Our model is also ready for guessing advantage analysis. Open the model in GA analyzer mode (e.g. clicking the button Change analyzer). We see that the table schemas, the data, and the query are the same as they were in the combined sensitivity analyzer. However, there is no tab for table norm anymore.
From the data table, we can already infer possible values of ship locations. Let both latitude
and longitude
be bounded by the range (-300,300). We insert the following code into the tab Table constraints which becomes visible after clicking the table ship
.
latitude range -300 300; longitude range -300 300;
Click the blue button Guessing Advantage analysis.

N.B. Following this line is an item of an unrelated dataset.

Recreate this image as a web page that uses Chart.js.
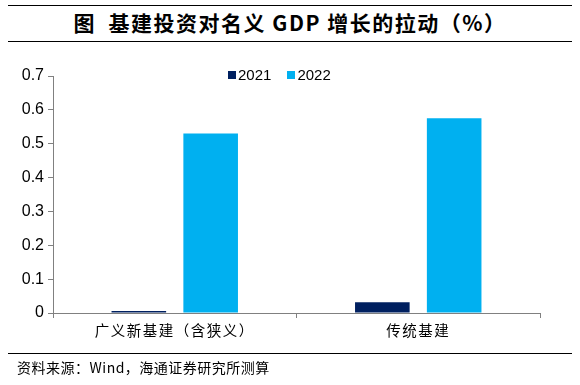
<!DOCTYPE html>
<html>
<head>
<meta charset="utf-8">
<script src="https://cdn.jsdelivr.net/npm/chart.js@4"></script>
<style>
    body { margin: 0; background: #fff; }
    #wrap { position: relative; width: 580px; height: 385px; overflow: hidden; }
    .rule { position: absolute; left: 8px; width: 564px; height: 0; border-top: 1.5px solid #000; }
    #title { position: absolute; left: 0; width: 580px; top: 8px; text-align: center;
        font: bold 21px "Noto Sans CJK SC", "Liberation Sans", sans-serif; color: #000; line-height: 28px;
        letter-spacing: 1.5px; }
    #source { position: absolute; left: 17px; top: 358px;
        font: 14px "Noto Sans CJK SC", "Liberation Sans", sans-serif; color: #000; line-height: 18px;
        letter-spacing: 0.5px; }
    #legend { position: absolute; top: 66px; left: 228px; font: 15px "Liberation Sans", Arial, sans-serif; line-height: 18px; }
    #legend span.box { display: inline-block; width: 8px; height: 8px; margin-right: 2px; vertical-align: 1px; }
    #legend span.item { margin-right: 16px; }
    canvas { position: absolute; left: 0; top: 0; }
</style>
</head>
<body>
<div id="wrap">
    <div class="rule" style="top:5px"></div>
    <div id="title">图&nbsp; 基建投资对名义 GDP 增长的拉动（%）</div>
    <div class="rule" style="top:41px"></div>
    <canvas id="chart" width="580" height="385"></canvas>
    <div id="legend"></div>
    <div class="rule" style="top:353px"></div>
    <div id="source">资料来源：Wind，海通证券研究所测算</div>
</div>
<script>
const categories = ['广义新基建（含狭义）', '传统基建'];
const seriesNames = ['2021', '2022'];
const values2021 = [0.006, 0.032];
const values2022 = [0.53, 0.575];
const colors = ['#002060', '#00B0F0'];

// legend drawn as html
const legend = document.getElementById('legend');
seriesNames.forEach((name, i) => {
    const item = document.createElement('span');
    item.className = 'item';
    item.innerHTML = `<span class="box" style="background:${colors[i]}"></span>${name}`;
    legend.appendChild(item);
});

// wider spacing for the chinese category labels
const spacedLabels = {
    id: 'spacedLabels',
    beforeDraw(chart) {
        const xs = chart.scales.x;
        if (xs._spaced) return;
        const orig = xs.drawLabels;
        xs.drawLabels = function (area) {
            chart.ctx.save();
            chart.ctx.letterSpacing = '1.5px';
            orig.call(this, area);
            chart.ctx.restore();
        };
        xs._spaced = true;
    },
};

const ctx = document.getElementById('chart').getContext('2d');
const chart = new Chart(ctx, {
    type: 'bar',
    data: {
        labels: categories,
        datasets: [
            {
                label: seriesNames[0],
                data: values2021,
                backgroundColor: colors[0],
                categoryPercentage: 0.59,
                barPercentage: 0.76,
            },
            {
                label: seriesNames[1],
                data: values2022,
                backgroundColor: colors[1],
                categoryPercentage: 0.59,
                barPercentage: 0.76,
            },
        ],
    },
    plugins: [spacedLabels],
    options: {
        responsive: false,
        animation: false,
        layout: {
            padding: { left: 0, right: 40, top: 76, bottom: 32 },
        },
        plugins: {
            legend: { display: false },
            tooltip: { enabled: false },
        },
        scales: {
            x: {
                grid: { drawOnChartArea: false, color: '#808080', tickLength: 5 },
                border: { color: '#808080', width: 1 },
                ticks: {
                    color: '#000',
                    padding: 4,
                    font: { family: '"Noto Sans CJK SC", sans-serif', size: 14.5 },
                },
                afterFit: (scale) => { scale.height = 40; },
            },
            y: {
                min: 0,
                max: 0.7,
                grid: { drawOnChartArea: false, color: '#808080', tickLength: 5 },
                border: { color: '#808080', width: 1 },
                ticks: {
                    stepSize: 0.1,
                    color: '#000',
                    padding: 4,
                    font: { family: '"Liberation Sans", Arial, sans-serif', size: 16 },
                },
                afterFit: (scale) => { scale.width = 53; },
            },
        },
    },
});
</script>
</body>
</html>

We need to specify what the attacker already knows and what he is trying to guess.
If the attacker guesses the location precisely, this is bad. However, it can be bad even if he guesses the location precisely enough. Let us assume that we want to avoid guessing within 5 units of precision. The attacker goal is stated in form of an SQL query with some additional special syntax for approximation. We insert the following code into the window that opens after clicking Attacker goal button.
SELECT ship.longitude approx 5 AND ship.latitude approx 5 FROM ship;
In this example, the attacker wins if he guesses both the latitude and the longitude withing 5 units of precision. Hence, the set of successful guesses looks like a 10-unit square centered around the actual location. Intuitively, we would like it to be a circle. We can state attacker's goal as approximating the location w.r.t. Euclidean distance, i.e. l_2-norm.
SELECT (ship.longitude, ship.latitude) approxWrtLp(2) 5 FROM ship;
It is possible that not all ships are private, and the attacker is only interested in some of them. We can add a filter to attacker's goal. Let us select only those ships that have sufficiently much cargo on them.
SELECT (ship.longitude, ship.latitude) approxWrtLp(2) 5 FROM ship WHERE cargo >= 50;
We can play around with the model and see how the error depends on different parameters.